It’s a rare movie that features the military doing something besides blowing shit up for the sake of it. It’s also rare to see a story which expertly walks a tightrope between political and military realities, and presents them as a battle between morals and ethics, rather than good guys with magic bullets and terrible stereotypical bad guys intent on the fall of western civilisation. Gavin Hood‘s Eye in the Sky is such a movie, the story of a terrorist capture which soon spirals into a targeted assassination via drone.
Guy Hibbert has written a screenplay that far from being the same old standard Us Versus Them fare, paints an all too real picture of drone warfare and the compromises made to save lives. It doesn’t dress these decisions up in chest thumping patriotism, instead choosing to present the issues without embellishment. And yes, there are Muslim terrorists in play, but there are also Muslim military officers and spies trying to stop them, which is surely a first. Essentially though, the whole operation hinges on numbers; can the estimated blast zone be reduced to save a single child from injury? Will she sell the fifteen loaves of flat bread before the terrorists leave on their suicide mission and murder and maim up to a hundred more?
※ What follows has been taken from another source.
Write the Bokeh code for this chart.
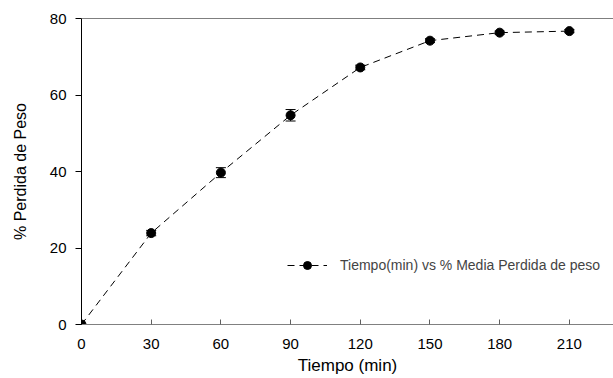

This could have so easily been a dry, dull by the numbers script, something that wants to say a lot but comes across as commercial-TV-news-boring. The key here is to make the characters real – people we can relate to and perhaps empathise with.
In Britain, a woman (Helen Mirren) can’t sleep so she wanders to her office in fluffy slippers and a dressing gown. She is Colonel Katherine Powell, soon to command operation Egret, a capture-the-terrorist operation in Kenya. Lieutenant General Benson (Alan Rickman in his final film role) is having trouble buying a baby doll toy for a grandchild; he’s the liaison with the politicians who are quick to avoid responsibility and push it around like children who don’t want to eat their greens.
In Kenya, Alia (Aisha Takow) tries to play and learn amongst people who would punish her for the act, but her parents are quick to protect her from harm. Jama Farah (Barkhad Abdi), a spy on the ground, complains he can’t keep track of all the code words the British and Americans use.
In Las Vegas, drone pilots Steve Watts (Aaron Paul) and Carrie Gershon (Phoebe Fox) appear as standard stoic military types, but as the mission progresses their humanity shines through. When Watts finally finishes the job, it’s fifty-fifty whether he’ll be reaching for a bottle or a bullet.
In Asia, the American Secretary of State (Michael O’Keefe) is only too happy to give the go-ahead to bump off known terrorists, and there’s a momentary flicker of frustration at how the British are being so reluctant to pull the trigger, which shows the fundamental difference between the two countries. Meanwhile, British Foreign Secretary James Willett (Iain Glen) wants the operation to stop because he’s got food poisoning and a child’s life is at stake; the possibility the footage will leak to YouTube, a nod to Chelsea Manning‘s efforts with Wikileaks, is another less selfless consideration.
Characterisation and story are two thirds of the movie; Haris Zambarloukos‘ cinematography is the other, and the choice to shoot in natural colours rather than the now traditional teal and orange makes Eye in the Sky more compelling, and grounds it in reality rather than some shoot-em-up apology for a western. Editing by Megan Gill keeps the action real and the pacing is just right; too slow and it would have been a TV movie, too quick, a Hollywood action movie. South Africa, the director’s home country, doubles as Kenya, and gives the most atmospheric scenes of the movie, so detached from the electronic hum of Drone HQ, Whitehall elegance and the dull grey operations room where Powell tries workaround after workaround to make the operation a success.
In the end, what makes this such a compelling thriller is the battle between people’s subjective, personal reality versus the objectivity of the bigger picture that ironically the Drone provides – the eye in the sky of the title. It’s left to Alan Rickman to have the last word when challenged by a politician after the inevitable occurs: that soldiers are all too aware of the cost of war.
Eye in the Sky is in cinemas from 24th March through Entertainment One.